Davis hired Shaun Church in August 2022 as the program’s first coach. His extensive résumé includes winning two Division III lacrosse championships as a player at Salisbury University in Salisbury, Maryland.
Church hopes the Trojans could serve as a blueprint for more HBCUs to add lacrosse.
“I want to show people that we can play lacrosse at a high level, you know, and that it can be done at an HBCU and that everything needed in support of the sport and the student-athletes, every facet is going to be handled,” Church said. “So I’m trying to use this platform I have to really kick open a big door and I’m trying to let everybody run in.”
The CIAA hasn’t added any sports during commissioner Jacqie McWilliams’ 11-year tenure, but the nation’s oldest HBCU conference does not oppose expansion.
“We’re doing a membership survey and identifying what sports we should be looking at and watching to add in the conference if we need to do that. I think that conversation will take place over the next year or two,” she said.
Over the last five years HBCUs have expanded their athletic programs beyond basketball, volleyball, and track and field, sports traditionally seen at most HBCUs. Morgan State has added wrestling and women’s acrobatics and tumbling, and Fisk University and Talladega College have added women’s gymnastics. This season, Dillard University added baseball, and Philander Smith College and Wilberforce revived baseball programs.
“I just think [adding nontraditional sports] just opens up the door to … young people who are looking for an avenue or going to a Black school but choose not to because we don’t offer the sport that they have,” McWilliams said. “So if you want to play and get an education, you’re limited to where you can go if you want to play certain sports right now.”
Despite more than four decades of Morgan not having a varsity lacrosse program, the historical relevance of its past team isn’t lost.
“As we continue to move through history, a lot of history gets lost, but a story that should not ever be lost is Morgan State lacrosse,” McWilliams said. “Because I think it’s a good foundation and a memory for a good reminder for us, our kids, our communities [that] we can play lacrosse. We don’t have to just act like it’s a new sport to our communities because it’s really not.”
At Morgan State the history and tradition of the Ten Bears’ legacy continues. Ten Bears member Donnie Brown was instrumental in teaching Malacai Davis the fundamentals of the sport and was his youth coach for several years. Members of the Ten Bears who live locally often visit the club team to share stories of their glory days and the challenges of being a Black lacrosse program in the early 1970s.
“The Ten Bears era is extremely monumental to me. I’ve never been inspired by anything like that in my life,” said Johnson, Morgan’s current team captain. “They went from literally starting from the bottom to ultimately beating the No. 1 seed in the country in five years. … That’s unheard of.
“It makes me think what if they never canceled the team.
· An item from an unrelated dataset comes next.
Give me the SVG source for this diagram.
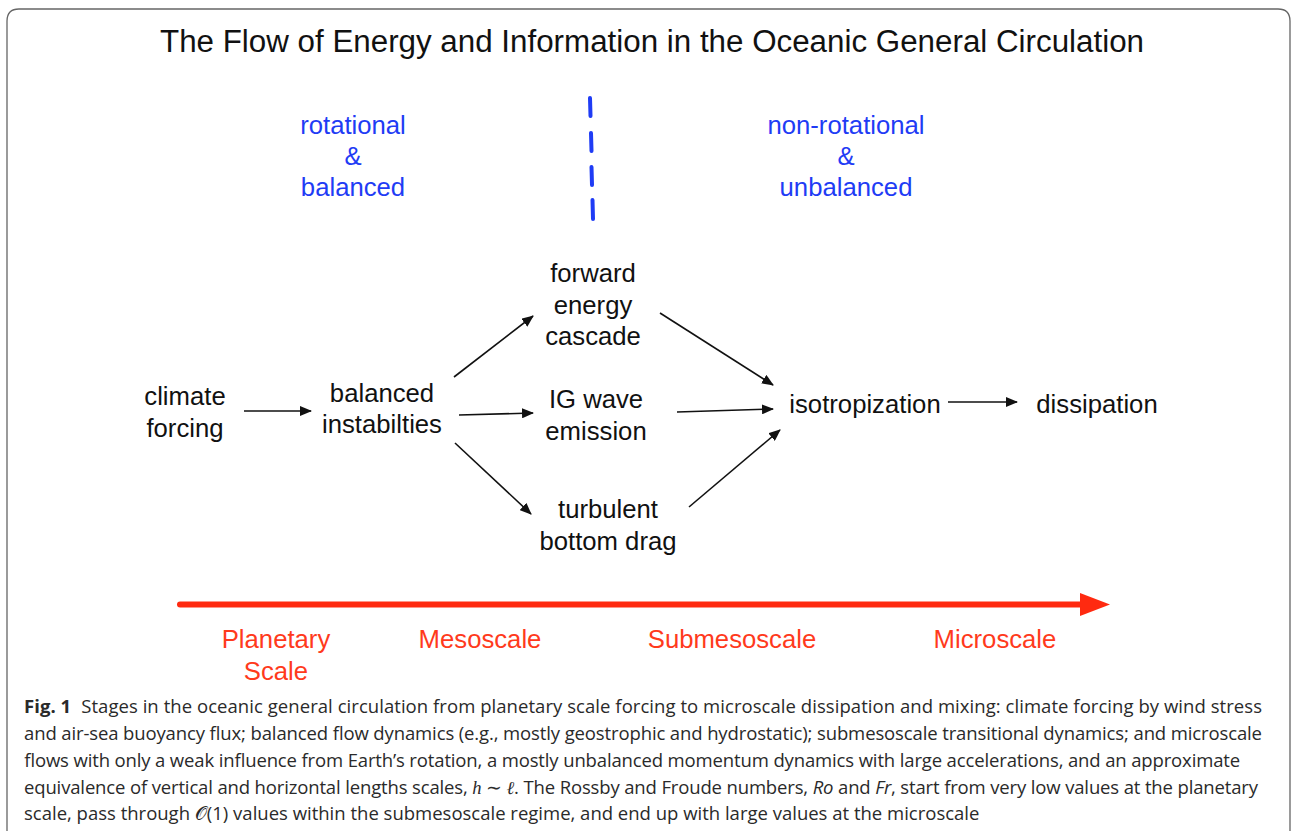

They’d still be a powerhouse today, and the game would look a lot different and be a lot more diverse.”
Many of the current players advocating for their respective universities to sponsor men’s lacrosse know they won’t have a chance to participate with the program but hope the next generation of prospective student-athletes will benefit from their efforts.
“This is for all of our younger siblings, children, even people that are still in high school right now. I know our hard work means that they can hopefully have [an] HBCU that they can go to and play lacrosse. That is everything because a lot of them are going to be good enough to get offers,” Malachi Davis said. “So being able to do the groundwork and lay the foundation for these teams so schools like Morgan or Bowie can give them a chance to play lacrosse, that’s what we’re doing this for.”